Shorter Version of Tyler Cowen’s New Book

From one of my comenters.

the chief anti-libertarian human tendency is the wish to minimize risk by distributing it which leads to all the “too big to fail” and social security and regulatory boondoggles. The bigger and richer the society the easier it is to fulfill this wish at least in the short-medium run

This sounds like the problem of the “complacent class,” as reviewed by Walter Russell Mead or Edward Luce.

6 thoughts on “Shorter Version of Tyler Cowen’s New Book

  1. Perhaps this is overstating the point a bit. When I buy car insurance I don’t feel like it is my “chief anti-libertarian act of the year” or anything… but is it?

    • What he is referring to is the tendency to off-load downside risks while imternalizung supposed benefits.

      It is unlikely your insurance company is willing to be your rube unless the government is involved.

  2. Picking up on Tyler’s topic with your focus on education, Arnold, it seems that the unobservable behind stagnant or falling educational attainment is complacency. As a teacher I see it in the form of disengagement everyday (noting that its also due to the nature of state-led compulsory schooling). We can talk all we want about institutional reform, but the one thing we have most control over, and which is most effective, is the self. I made brief remarks on this from an Australian perspective today on my blog:

    https://educationreformaustralia.wordpress.com/2017/02/20/complacency-and-educational-attainment/

  3. It isn’t just dissemination of risk. Complacent means a variety of inappropriate ways of handling of risks and trade-offs.

    There are three different things going wrong with our collective approach to risk, all of which are due to state intervention in the affected domains.

    The first holds risk is certain areas steady, but allocates wealth to those areas above the optimal amount. The second increases risk above optimal, and the third decreases it below.

    The first problem is when the taxpayer is put on the hook for bad luck. That resembles compulsory insurance, and so not awful in theory for rare, fixed-sum payments like paying a pension into extreme old age or replacing a car or house because of an incident. The trouble comes in when one is dealing with widely-used and theoretically unlimited-sum expenses like health care or education which are already far out on the diminishing returns curve. This doesn’t affect risk, but creates more spending than is optimal.

    The second problem is the ‘public put option’ that leaves the taxpayer holding the bag for bad bets and bad behavior. The issue is the creation of a poisonous combination of moral hazard, the psychological tendency towards risk compensation, and the prospect of emotional blackmail / social extortion. It incentivizes recklessness and more risk than optimal for individuals and organizations, and leads to TBTF, bail-outs, and so forth.

    Finally, there is the reaction to a legal and political systems that threatens completely disproportionate liability or personal repercussions in response to incidents, the immediate cost of which is not distributed and instead tends to land on one particular party.
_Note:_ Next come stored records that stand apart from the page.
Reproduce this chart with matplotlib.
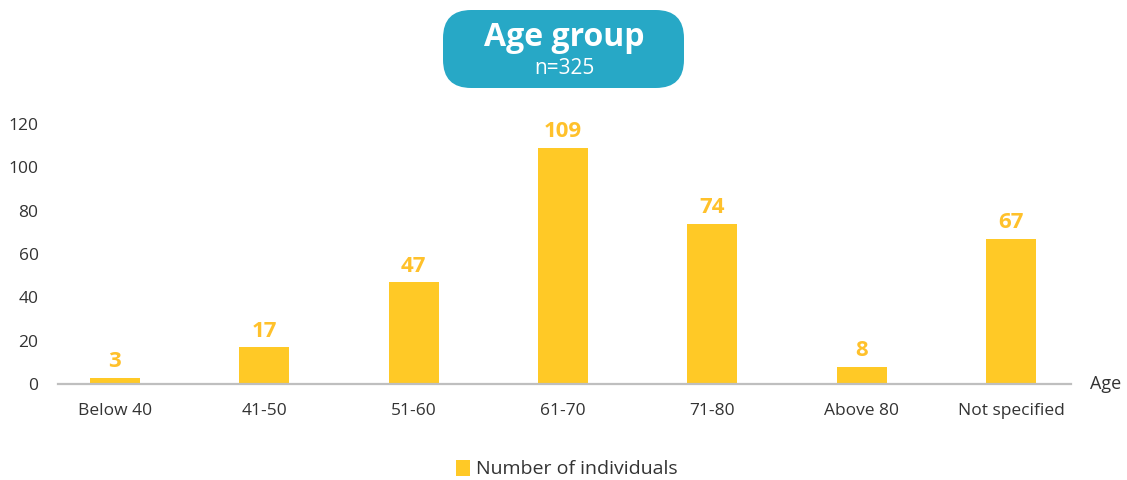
import matplotlib.pyplot as plt
from matplotlib.patches import FancyBboxPatch

categories = ['Below 40', '41-50', '51-60', '61-70', '71-80', 'Above 80', 'Not specified']
individuals = [3, 17, 47, 109, 74, 8, 67]
y_ticks = [0, 20, 40, 60, 80, 100, 120]

plt.rcParams['font.family'] = ['Open Sans', 'DejaVu Sans']

bar_color = '#FFC926'
label_color = '#FFC12B'
text_color = '#333333'

fig = plt.figure(figsize=(11.27, 4.8), dpi=100)
ax = fig.add_axes([58 / 1127, 96 / 480, (1071 - 58) / 1127, 260 / 480])

x = list(range(len(categories)))
ax.bar(x, individuals, width=0.335, color=bar_color, zorder=2, label='Number of individuals')

for xi, v in zip(x, individuals):
    ax.annotate(str(v), (xi, v), xytext=(0, 4), textcoords='offset points',
                ha='center', va='bottom', fontsize=16, fontweight='bold',
                color=label_color)

ax.set_xlim(-0.38, 6.4)
ax.set_ylim(0, 120)
ax.set_xticks(x)
ax.set_xticklabels(categories, fontsize=12.5, color=text_color)
ax.set_yticks(y_ticks)
ax.set_yticklabels([str(t) for t in y_ticks], fontsize=12.5, color=text_color)
ax.tick_params(axis='both', length=0)
ax.tick_params(axis='x', pad=14)
ax.tick_params(axis='y', pad=14)

for s in ['top', 'right', 'left']:
    ax.spines[s].set_visible(False)
ax.spines['bottom'].set_color('#BFBFBF')
ax.spines['bottom'].set_linewidth(1.6)

fig.text(1090 / 1127, 96 / 480, 'Age', fontsize=13, color=text_color, ha='left', va='center')

# title box
box = FancyBboxPatch((443 / 1127, (480 - 88) / 480), (684 - 443) / 1127, 78 / 480,
                     boxstyle='round,pad=0,rounding_size=0.025',
                     transform=fig.transFigure, facecolor='#27A8C6', edgecolor='none',
                     mutation_aspect=1127 / 480)
fig.patches.append(box)
fig.text(564 / 1127, (480 - 37) / 480, 'Age group', fontsize=23, fontweight='bold',
         color='white', ha='center', va='center')
fig.text(564 / 1127, (480 - 69) / 480, 'n=325', fontsize=15,
         color='white', ha='center', va='center')

fig.legend(loc='center', bbox_to_anchor=(567 / 1127, (480 - 469) / 480), frameon=False,
           fontsize=14, handlelength=0.7, handleheight=0.9, handletextpad=0.3,
           labelcolor=text_color)

fig.savefig('out.png', dpi=100)
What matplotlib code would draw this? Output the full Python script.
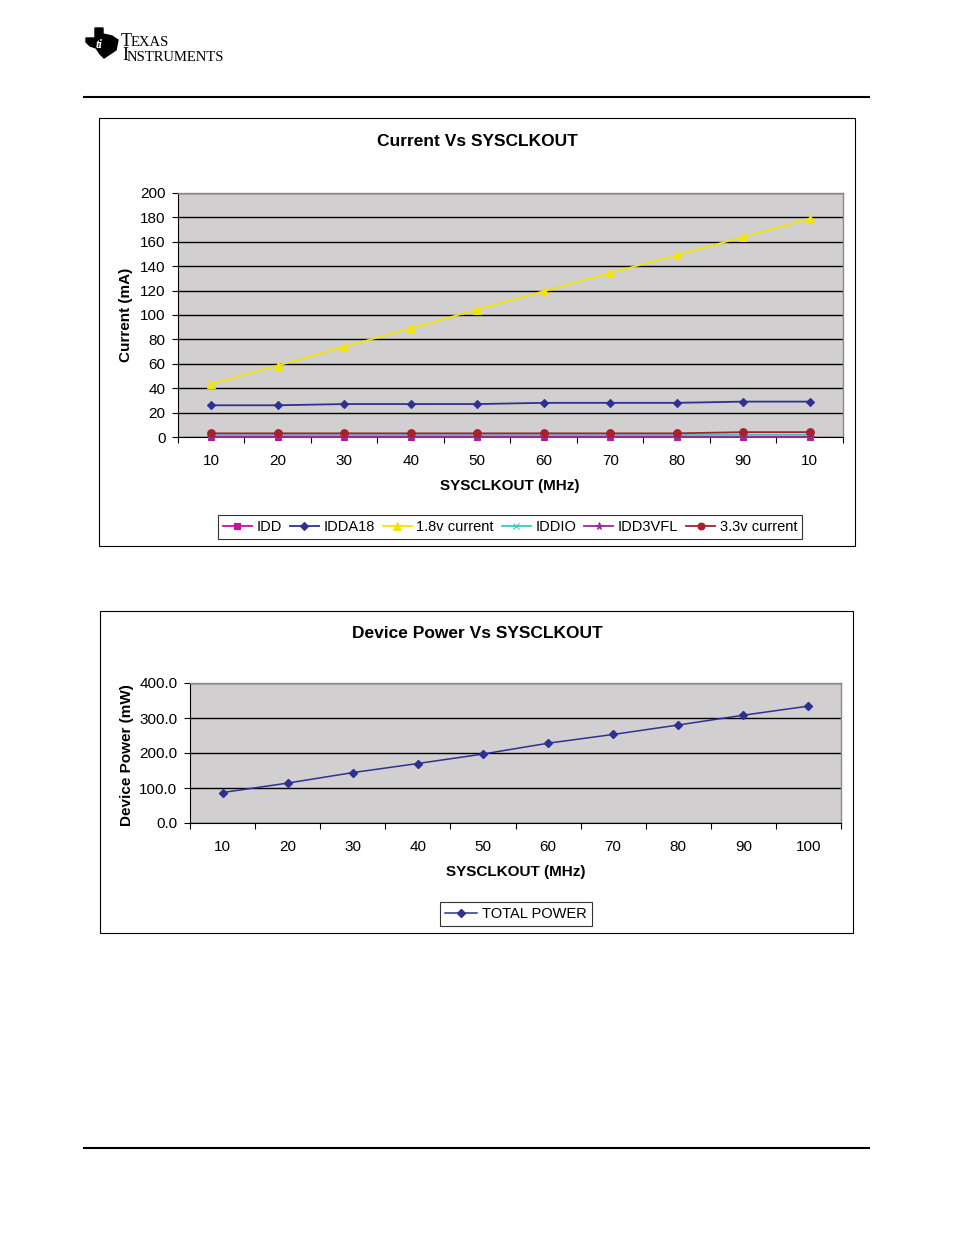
import numpy as np
import matplotlib.pyplot as plt
from matplotlib.patches import Rectangle, Polygon

plt.rcParams['font.family'] = ['Liberation Sans', 'DejaVu Sans']

W, H = 954, 1235

# --- data ---
freq = [10, 20, 30, 40, 50, 60, 70, 80, 90, 100]
freq_labels_top = ['10', '20', '30', '40', '50', '60', '70', '80', '90', '10']
freq_labels_bot = ['10', '20', '30', '40', '50', '60', '70', '80', '90', '100']

idd = [0.3, 0.3, 0.3, 0.3, 0.3, 0.3, 0.3, 0.3, 0.3, 0.3]
idda18 = [26, 26, 27, 27, 27, 28, 28, 28, 29, 29]
cur_18v = [43.5, 58.5, 74, 89, 104.5, 119.5, 134.5, 149, 164, 179]
iddio = [1.5, 1.5, 1.5, 1.5, 1.5, 1.5, 1.5, 1.5, 1.8, 1.8]
idd3vfl = [0.1, 0.1, 0.1, 0.1, 0.1, 0.1, 0.1, 0.1, 0.1, 0.1]
cur_33v = [3, 3, 3, 3, 3, 3, 3, 3, 4, 4]

total_power = [87, 114, 144, 170, 197, 228, 253, 280, 308, 334]

series_names = ['IDD', 'IDDA18', '1.8v current', 'IDDIO', 'IDD3VFL', '3.3v current']
series_vals = [idd, idda18, cur_18v, iddio, idd3vfl, cur_33v]
series_colors = ['#C8109A', '#2E3192', '#F2E600', '#3CC8C0', '#9A2A9A', '#A8202E']
series_markers = ['s', 'D', '^', 'x', '*', 'o']
series_msize = [5, 4.5, 6, 5, 6, 5.5]

PLOT_BG = '#D1CFCF'
BORDER = '#8A8A8A'


def frac(x0, y0, x1, y1):
    return [x0 / W, 1 - y1 / H, (x1 - x0) / W, (y1 - y0) / H]


fig = plt.figure(figsize=(W / 100, H / 100), dpi=100)

# decoration layer in pixel coordinates
deco = fig.add_axes([0, 0, 1, 1])
deco.set_xlim(0, W)
deco.set_ylim(H, 0)
deco.axis('off')

# header / footer rules
deco.plot([84, 869], [97, 97], color='black', lw=1.5)
deco.plot([84, 869], [1148, 1148], color='black', lw=1.5)

# rough logo mark
logo = [(86, 38), (95, 38), (95, 28), (103, 28), (103, 34), (112, 36), (118, 40),
        (116, 50), (110, 54), (104, 58), (100, 54), (96, 48), (90, 46), (86, 42)]
deco.add_patch(Polygon(logo, closed=True, color='black'))
deco.text(99, 45, 'ti', color='white', fontsize=9, fontweight='bold',
          fontstyle='italic', ha='center', va='center', family='Liberation Serif')
deco.text(121, 41, 'T', fontsize=13, family='Liberation Serif', va='center')
deco.text(131, 42.5, 'EXAS', fontsize=10.5, family='Liberation Serif', va='center')
deco.text(122, 56, 'I', fontsize=13, family='Liberation Serif', va='center')
deco.text(127, 57.5, 'NSTRUMENTS', fontsize=10.5, family='Liberation Serif', va='center')

# chart frames
deco.add_patch(Rectangle((99, 118), 756, 428, fill=False, ec='black', lw=0.8))
deco.add_patch(Rectangle((100, 611), 753, 322, fill=False, ec='black', lw=0.8))

# titles and axis labels
deco.text(477, 142, 'Current Vs SYSCLKOUT', ha='center', va='center',
          fontsize=12.5, fontweight='bold')
deco.text(126, 315, 'Current (mA)', ha='center', va='center', rotation=90,
          fontsize=11, fontweight='bold')
deco.text(510, 486, 'SYSCLKOUT (MHz)', ha='center', va='center',
          fontsize=11, fontweight='bold')

deco.text(477, 634, 'Device Power Vs SYSCLKOUT', ha='center', va='center',
          fontsize=12.5, fontweight='bold')
deco.text(127, 755, 'Device Power (mW)', ha='center', va='center', rotation=90,
          fontsize=11, fontweight='bold')
deco.text(516, 872, 'SYSCLKOUT (MHz)', ha='center', va='center',
          fontsize=11, fontweight='bold')


def style_axes(ax, ymax, ystep, fmt):
    pos = np.arange(1, len(freq) + 1)
    ax.set_facecolor(PLOT_BG)
    ax.set_xlim(0.5, len(freq) + 0.5)
    ax.set_ylim(0, ymax)
    ax.set_yticks(np.arange(0, ymax + 0.1, ystep))
    ax.set_yticklabels([fmt.format(v) for v in np.arange(0, ymax + 0.1, ystep)])
    ax.set_xticks(pos)
    ax.set_xticks(np.arange(0.5, len(freq) + 1), minor=True)
    ax.tick_params(axis='x', which='major', length=0, pad=12, labelsize=11)
    ax.tick_params(axis='x', which='minor', length=4, width=0.8, direction='out')
    ax.tick_params(axis='y', length=4, width=0.8, direction='out', pad=5, labelsize=11)
    ax.yaxis.grid(True, color='black', lw=1)
    ax.set_axisbelow(True)
    for s in ('top', 'right'):
        ax.spines[s].set_color(BORDER)
        ax.spines[s].set_linewidth(1)
    for s in ('left', 'bottom'):
        ax.spines[s].set_color('black')
        ax.spines[s].set_linewidth(0.8)
    return pos


# --- top chart ---
ax1 = fig.add_axes(frac(178, 193, 843, 437))
pos = style_axes(ax1, 200, 20, '{:.0f}')
ax1.set_xticklabels(freq_labels_top)
handles = []
for name, vals, col, mk, ms in zip(series_names, series_vals, series_colors,
                                   series_markers, series_msize):
    h, = ax1.plot(pos, vals, color=col, marker=mk, markersize=ms, lw=1.3,
                  markeredgewidth=0.8, label=name, clip_on=False, zorder=3)
    handles.append(h)
fig.legend(handles=handles, loc='center', ncol=6,
           bbox_to_anchor=(510 / W, 1 - 527 / H), frameon=True, fancybox=False,
           edgecolor='black', fontsize=10.5, handlelength=2.0, handletextpad=0.3,
           columnspacing=0.55, borderpad=0.35, markerscale=0.9).get_frame().set_linewidth(0.8)

# --- bottom chart ---
ax2 = fig.add_axes(frac(190, 683, 841, 823))
pos = style_axes(ax2, 400, 100, '{:.1f}')
ax2.set_xticklabels(freq_labels_bot)
h2, = ax2.plot(pos, total_power, color='#2E3192', marker='D', markersize=4.5,
               lw=1.1, label='TOTAL POWER', zorder=3)
fig.legend(handles=[h2], loc='center', bbox_to_anchor=(516 / W, 1 - 914 / H),
           frameon=True, fancybox=False, edgecolor='black', fontsize=10.5,
           handlelength=2.2, handletextpad=0.3,
           borderpad=0.35).get_frame().set_linewidth(0.8)

fig.savefig('out.png', dpi=100)
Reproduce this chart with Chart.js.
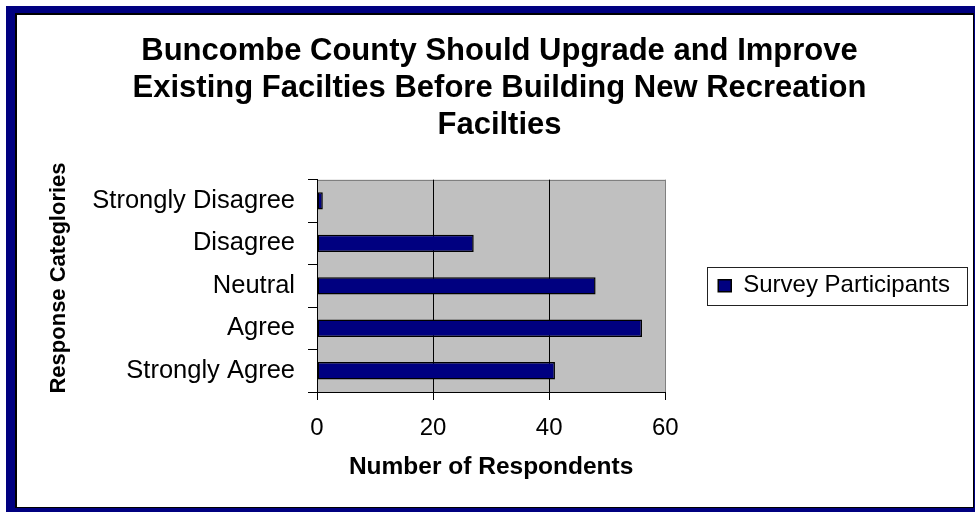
<!DOCTYPE html>
<html>
<head>
<meta charset="utf-8">
<script src="https://cdn.jsdelivr.net/npm/chart.js@4"></script>
<style>
  html, body { margin: 0; padding: 0; background: #fff; width: 975px; height: 512px; overflow: hidden; }
  #outer { position: absolute; left: 6px; top: 6px; width: 969px; height: 506px; background: #000080; }
  #inner { position: absolute; left: 15px; top: 13px; width: 959px; height: 495px; background: #fff;
           box-sizing: border-box; border-top: 2px solid #000; border-left: 2px solid #000;
           border-right: 1px solid #000; border-bottom: 1px solid #000; }
  #chart { position: absolute; left: 0; top: 0; z-index: 1; }
</style>
</head>
<body>
<div id="outer"></div>
<div id="inner"></div>
<canvas id="chart" width="975" height="512"></canvas>
<script>
const titleLines = [
    "Buncombe County Should Upgrade and Improve",
    "Existing Facilties Before Building New Recreation",
    "Facilties"
];
const categories = ["Strongly Disagree", "Disagree", "Neutral", "Agree", "Strongly Agree"];
const participants = [1, 27, 48, 56, 41];
const xTicks = [0, 20, 40, 60];
const seriesName = "Survey Participants";
const xTitle = "Number of Respondents";
const yTitle = "Response Categlories";

const FONT = "Arial, 'Liberation Sans', sans-serif";

// grey plot area + grey top/right border, bordered legend box, y axis title
const plotFrame = {
    id: "plotFrame",
    beforeDraw(chart) {
        const { ctx, chartArea: a } = chart;
        ctx.save();
        ctx.fillStyle = "#C0C0C0";
        ctx.fillRect(a.left, a.top, a.right - a.left, a.bottom - a.top);
        ctx.strokeStyle = "#808080";
        ctx.lineWidth = 1;
        ctx.beginPath();
        ctx.moveTo(a.left, Math.round(a.top) + 0.5);
        ctx.lineTo(Math.round(a.right) + 0.5, Math.round(a.top) + 0.5);
        ctx.lineTo(Math.round(a.right) + 0.5, a.bottom);
        ctx.stroke();
        ctx.restore();
    },
    afterDraw(chart) {
        const { ctx } = chart;
        const hb = chart.legend.legendHitBoxes[0];
        ctx.save();
        if (hb) {
            const cy = hb.top + hb.height / 2;
            ctx.strokeStyle = "#222";
            ctx.lineWidth = 1;
            ctx.strokeRect(Math.round(hb.left - 11) + 0.5, Math.round(cy - 19) + 0.5,
                           Math.round(hb.width + 28), 38);
        }
        // axis title sits a bit above the plot middle, like the original
        ctx.translate(59, 278);
        ctx.rotate(-Math.PI / 2);
        ctx.fillStyle = "#000";
        ctx.font = "bold 22px " + FONT;
        ctx.textAlign = "center";
        ctx.textBaseline = "middle";
        ctx.fillText(yTitle, 0, 0);
        ctx.restore();
    }
};

new Chart(document.getElementById("chart"), {
    type: "bar",
    data: {
        labels: categories,
        datasets: [{
            label: seriesName,
            data: participants,
            backgroundColor: "#000080",
            borderColor: "#000",
            borderWidth: 1.5,
            borderSkipped: false,
            barPercentage: 0.41,
            categoryPercentage: 1
        }]
    },
    options: {
        indexAxis: "y",
        responsive: false,
        animation: false,
        devicePixelRatio: 1,
        layout: { padding: { left: 39, right: 15, top: 0, bottom: 0 } },
        plugins: {
            tooltip: { enabled: false },
            title: {
                display: true,
                text: titleLines,
                color: "#000",
                font: { family: FONT, size: 31, weight: "bold", lineHeight: 1.19 },
                padding: { top: 33, bottom: 36 }
            },
            legend: {
                position: "right",
                fullSize: false,
                maxWidth: 400,
                labels: {
                    color: "#000",
                    font: { family: FONT, size: 24 },
                    boxWidth: 13,
                    boxHeight: 12,
                    padding: 53
                }
            }
        },
        scales: {
            x: {
                min: xTicks[0],
                max: xTicks[xTicks.length - 1],
                afterFit(s) { s.height = 120; },
                ticks: {
                    stepSize: xTicks[1] - xTicks[0],
                    color: "#000",
                    font: { family: FONT, size: 24 },
                    padding: 14
                },
                grid: {
                    color: c => (c.tick && c.tick.value === xTicks[xTicks.length - 1]) ? "#808080" : "#000",
                    tickColor: "#000",
                    tickLength: 8,
                    lineWidth: 1
                },
                border: { color: "#000", width: 1 },
                title: {
                    display: true,
                    text: xTitle,
                    color: "#000",
                    font: { family: FONT, size: 24.5, weight: "bold", lineHeight: 1.2 },
                    padding: { top: 0, bottom: 30 }
                }
            },
            y: {
                afterFit(s) { s.width = 278; },
                ticks: {
                    color: "#000",
                    font: { family: FONT, size: 25.5 },
                    padding: 13
                },
                grid: {
                    drawOnChartArea: false,
                    color: "#000",
                    tickLength: 9
                },
                border: { color: "#000", width: 1 }
            }
        }
    },
    plugins: [plotFrame]
});
</script>
</body>
</html>
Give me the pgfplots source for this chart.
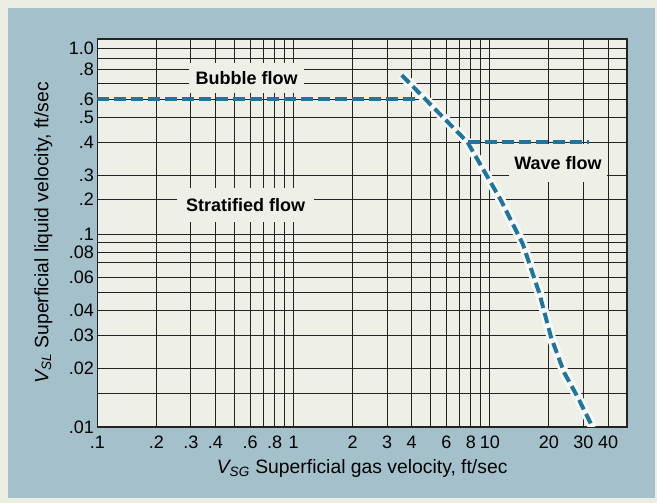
\documentclass[border=0pt]{standalone}
\usepackage{fontspec}
\setmainfont{Liberation Sans}
\usepackage{pgfplots}
\pgfplotsset{compat=1.18}
\definecolor{outerbg}{RGB}{236,237,226}
\definecolor{panel}{RGB}{163,192,203}
\definecolor{plotbg}{RGB}{238,240,231}
\definecolor{gridc}{RGB}{35,35,35}
\definecolor{flowline}{RGB}{30,118,158}
\newcommand{\chartfont}{\fontsize{13.5}{16}\selectfont}
\newcommand{\labelfont}{\fontsize{14.5}{17}\selectfont}
% the printed y scale is only logarithmic below 0.1; above it the grid is squeezed
\pgfplotsset{
  y coord trafo/.code={\pgfmathparse{193*(log10(min(#1,0.1))+2)
    +350*min(max(#1-0.1,0),0.1)+240*min(max(#1-0.2,0),0.1)
    +330*min(max(#1-0.3,0),0.1)+250*min(max(#1-0.4,0),0.1)
    +180*min(max(#1-0.5,0),0.1)+160*min(max(#1-0.6,0),0.1)
    +140*min(max(#1-0.7,0),0.1)+110*min(max(#1-0.8,0),0.1)
    +100*max(#1-0.9,0)}},
}

\begin{document}
\begin{tikzpicture}[x=0.75pt,y=0.75pt]
\fill[outerbg] (-97.3,-76) rectangle (559.7,427);
\fill[panel] (-89.3,-71) rectangle (557.7,419);
\begin{axis}[
  at={(0,0)}, anchor=south west,
  scale only axis, width=397.3pt, height=291pt,
  xmode=log, xmin=0.1, xmax=50,
  ymin=0.01, ymax=1.09,
  axis background/.style={fill=plotbg},
  axis line style={gridc, line width=0.9pt},
  grid=both,
  major grid style={gridc, line width=0.75pt},
  minor grid style={gridc, line width=0.75pt},
  major tick length=0pt, minor tick length=0pt,
  xtick={0.1,0.2,0.3,0.4,0.6,0.8,1,2,3,4,6,8,10,20,30,40},
  xticklabels={.1,.2,.3,.4,.6,.8,1,2,3,4,6,8,10,20,30,40},
  minor xtick={0.5,0.7,0.9,5,7,9},
  ytick={0.01,0.02,0.03,0.04,0.06,0.08,0.1,0.2,0.3,0.4,0.5,0.6,0.8,1.0},
  yticklabels={.01,.02,.03,.04,.06,.08,.1,.2,.3,.4,.5,.6,.8,1.0},
  minor ytick={0.015,0.05,0.07,0.09,0.7,0.9},
  tick label style={font=\chartfont},
  xticklabel style={yshift=-3.5pt},
  yticklabel style={xshift=1pt},
  xlabel={\textit{V\textsubscript{SG}} Superficial gas velocity, ft/sec},
  ylabel={\textit{V\textsubscript{SL}} Superficial liquid velocity, ft/sec},
  every axis x label/.style={at={(axis description cs:0.5,-0.107)}, anchor=center, font=\labelfont},
  every axis y label/.style={at={(axis description cs:-0.102,0.5)}, rotate=90, anchor=center, font=\labelfont},
]
% bubble / stratified boundary
\addplot[flowline, line width=3pt, dash pattern=on 9pt off 3.75pt] coordinates {
  (0.1,0.6) (4.5,0.6)
};
% transition curve, with its light halo
\addplot[white!70!plotbg, line width=7pt] coordinates {
  (3.56,0.757) (7.7,0.4) (11.4,0.197) (14.7,0.0895) (17.9,0.0493)
  (20.5,0.0294) (23.9,0.0193) (28.0,0.0144) (33.5,0.01)
};
\addplot[flowline, line width=3pt, dash pattern=on 8pt off 3.75pt] coordinates {
  (3.56,0.757) (7.7,0.4) (11.4,0.197) (14.7,0.0895) (17.9,0.0493)
  (20.5,0.0294) (23.9,0.0193) (28.0,0.0144) (33.5,0.01)
};
% wave flow boundary
\addplot[flowline, line width=3pt, dash pattern=on 9pt off 3.75pt] coordinates {
  (7.7,0.4) (32,0.4)
};
\node[fill=plotbg, font=\chartfont\bfseries, inner xsep=5pt, minimum height=22.5pt]
  at (rel axis cs:0.2817,0.8995) {Bubble flow};
\node[fill=plotbg, font=\chartfont\bfseries, inner xsep=6.5pt, minimum height=25.5pt]
  at (rel axis cs:0.2798,0.572) {Stratified flow};
\node[fill=plotbg, font=\chartfont\bfseries, inner xsep=4pt, minimum height=28pt]
  at (rel axis cs:0.8697,0.680) {Wave flow};
\end{axis}
\end{tikzpicture}
\end{document}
    Entities facing these consequences foster hypersensitive, risk-averse, and zero-tolerance cultures, which makes everyone worse off. That’s how we end up with the book’s example of new playground construction which is a lot duller and also more expensive than it used to be, or ought to be. It’s also how we end up with inefficiently large security expenditures and degrees of state intrusiveness, or a drug-delaying FDA.